DE LEEUW, Evelyne and GREEN, Geoff (2017). The logic of method for evaluating healthy cities. In: DE LEEUW, Evelyne and SIMOS, Jean, (eds.) Healthy cities : the theory, policy, and practice of value-based urban planning. New York, Springer, 463-487. [Book Section]
Abstract
It is important to evaluate and assess the workings and results of Healthy Cities. However, as Healthy Cities are conceptualized beyond ‘standard’ urban health initiatives that can be mapped with the repertoire of epidemiological techniques, an approach to generating evidence in this field must necessarily be complex and interactive. This chapter describes why and how monitoring, evaluation and assessment for Healthy Cities are important and what the evidence generated should be able to tell the different stakeholders in and beyond an individual Healthy City. The diversity of these functions must be embraced by a conscientiously developed ‘logic of method’ (methodology)—which for Healthy Cities is a negotiated and flexible effort. Two conceptual frameworks are presented that enable this: Fourth Generation Evaluation and Realist Synthesis.

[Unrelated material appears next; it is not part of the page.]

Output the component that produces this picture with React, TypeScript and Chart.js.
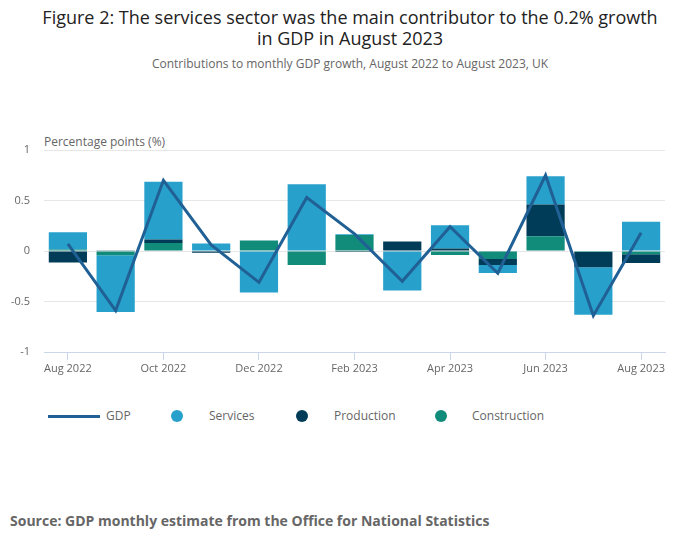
import React, { useEffect, useRef } from "react";
import { Chart, registerables } from "chart.js";

Chart.register(...registerables);

const categories = [
  "Aug 2022", "Sep 2022", "Oct 2022", "Nov 2022", "Dec 2022", "Jan 2023", "Feb 2023",
  "Mar 2023", "Apr 2023", "May 2023", "Jun 2023", "Jul 2023", "Aug 2023",
];
const gdp = [0.07, -0.59, 0.7, 0.06, -0.31, 0.53, 0.17, -0.3, 0.24, -0.22, 0.75, -0.64, 0.18];
const services = [0.17, -0.56, 0.57, 0.075, -0.41, 0.66, 0.007, -0.39, 0.23, -0.08, 0.28, -0.47, 0.29];
const production = [-0.115, 0.007, 0.036, -0.017, 0, 0, -0.01, 0.09, 0.024, -0.06, 0.315, -0.15, -0.085];
const construction = [0.016, -0.043, 0.079, 0, 0.105, -0.138, 0.158, 0.005, -0.04, -0.079, 0.145, -0.01, -0.033];
const yTicks = [-1, -0.5, 0, 0.5, 1];

const FONT = "'Open Sans', 'Noto Sans', sans-serif";
const C_GDP = "#206095";
const C_SERV = "#27a0cc";
const C_PROD = "#003c57";
const C_CONS = "#118c7b";

export default function App() {
  const ref = useRef<HTMLCanvasElement | null>(null);
  useEffect(() => {
    document.body.style.margin = "0";
    const canvas = ref.current;
    if (!canvas) return;
    const chart = new Chart(canvas, {
      type: "bar",
      data: {
        labels: categories,
        datasets: [
          {
            type: "line",
            label: "GDP",
            data: gdp,
            borderColor: C_GDP,
            backgroundColor: C_GDP,
            borderWidth: 3,
            pointRadius: 0,
            stack: "gdp",
            tension: 0,
          } as any,
          { label: "Construction", data: construction, backgroundColor: C_CONS, stack: "s" },
          { label: "Production", data: production, backgroundColor: C_PROD, stack: "s" },
          { label: "Services", data: services, backgroundColor: C_SERV, stack: "s" },
        ],
      },
      options: {
        animation: false,
        responsive: false,
        layout: { padding: { top: 150, right: 35, left: 0, bottom: 0 } },
        datasets: { bar: { barPercentage: 0.8, categoryPercentage: 1 } },
        plugins: { legend: { display: false }, tooltip: { enabled: false }, title: { display: false } },
        scales: {
          x: {
            stacked: true,
            offset: true,
            grid: {
              offset: false,
              drawOnChartArea: false,
              drawTicks: true,
              tickLength: 8,
              tickColor: (ctx: any) => (ctx.index % 2 === 0 ? "#ccd6eb" : "rgba(0,0,0,0)"),
            },
            border: { display: true, color: "#ccd6eb", width: 1 },
            ticks: {
              autoSkip: false,
              maxRotation: 0,
              padding: 2,
              color: "#666666",
              font: { family: FONT, size: 11 },
              callback: (_v: any, i: number) => (i % 2 === 0 ? categories[i] : ""),
            },
            afterFit: (s: any) => {
              s.height = 38;
            },
          },
          y: {
            stacked: true,
            min: yTicks[0],
            max: yTicks[yTicks.length - 1],
            border: { display: false },
            grid: { color: "#e6e6e6", drawTicks: false },
            ticks: {
              stepSize: 0.5,
              padding: 14,
              color: "#666666",
              font: { family: FONT, size: 11 },
              callback: (v: any) => String(v),
            },
            afterFit: (s: any) => {
              s.width = 44;
            },
          },
        },
      },
    });
    return () => chart.destroy();
  }, []);

  const legendText: React.CSSProperties = {
    position: "absolute",
    top: 408,
    fontSize: 12,
    lineHeight: "16px",
    color: "#666666",
    fontFamily: FONT,
  };
  const dot = (x: number, c: string): React.CSSProperties => ({
    position: "absolute",
    left: x - 6,
    top: 410,
    width: 12,
    height: 12,
    borderRadius: 6,
    background: c,
  });

  return (
    <div style={{ position: "relative", width: 700, height: 549, background: "#fff", fontFamily: FONT, overflow: "hidden" }}>
      <div style={{ position: "absolute", top: 7, left: 0, width: 700, textAlign: "center", fontSize: 18, lineHeight: "21px", color: "#222222" }}>
        Figure 2: The services sector was the main contributor to the 0.2% growth
        <br />
        in GDP in August 2023
      </div>
      <div style={{ position: "absolute", top: 56, left: 0, width: 700, textAlign: "center", fontSize: 12, lineHeight: "16px", color: "#666666" }}>
        Contributions to monthly GDP growth, August 2022 to August 2023, UK
      </div>
      <div style={{ position: "absolute", top: 134, left: 44, fontSize: 12, lineHeight: "16px", color: "#666666" }}>
        Percentage points (%)
      </div>
      <canvas ref={ref} width={700} height={390} style={{ position: "absolute", top: 0, left: 0, width: 700, height: 390 }} />
      <div style={{ position: "absolute", left: 48, top: 415, width: 52, height: 3, background: C_GDP }} />
      <div style={{ ...legendText, left: 106 }}>GDP</div>
      <div style={dot(177, C_SERV)} />
      <div style={{ ...legendText, left: 209 }}>Services</div>
      <div style={dot(302, C_PROD)} />
      <div style={{ ...legendText, left: 334 }}>Production</div>
      <div style={dot(441, C_CONS)} />
      <div style={{ ...legendText, left: 472 }}>Construction</div>
      <div style={{ position: "absolute", left: 10, top: 512, fontSize: 14, fontWeight: 700, lineHeight: "18px", color: "#666666" }}>
        Source: GDP monthly estimate from the Office for National Statistics
      </div>
    </div>
  );
}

A long case study is presented on the negotiation, development and implementation of a Realist Synthesis evaluation of Phase V of the European WHO Healthy Cities Network, which involved 99 cities across dozens of constituencies—but with very high response rates and significant perceived relevance among stakeholders ranging from communities to WHO officers. This review argues that more attention needs to be paid to issues of resourcing, planning, timing and negotiating interactive methodologies for value-based urban health endeavours.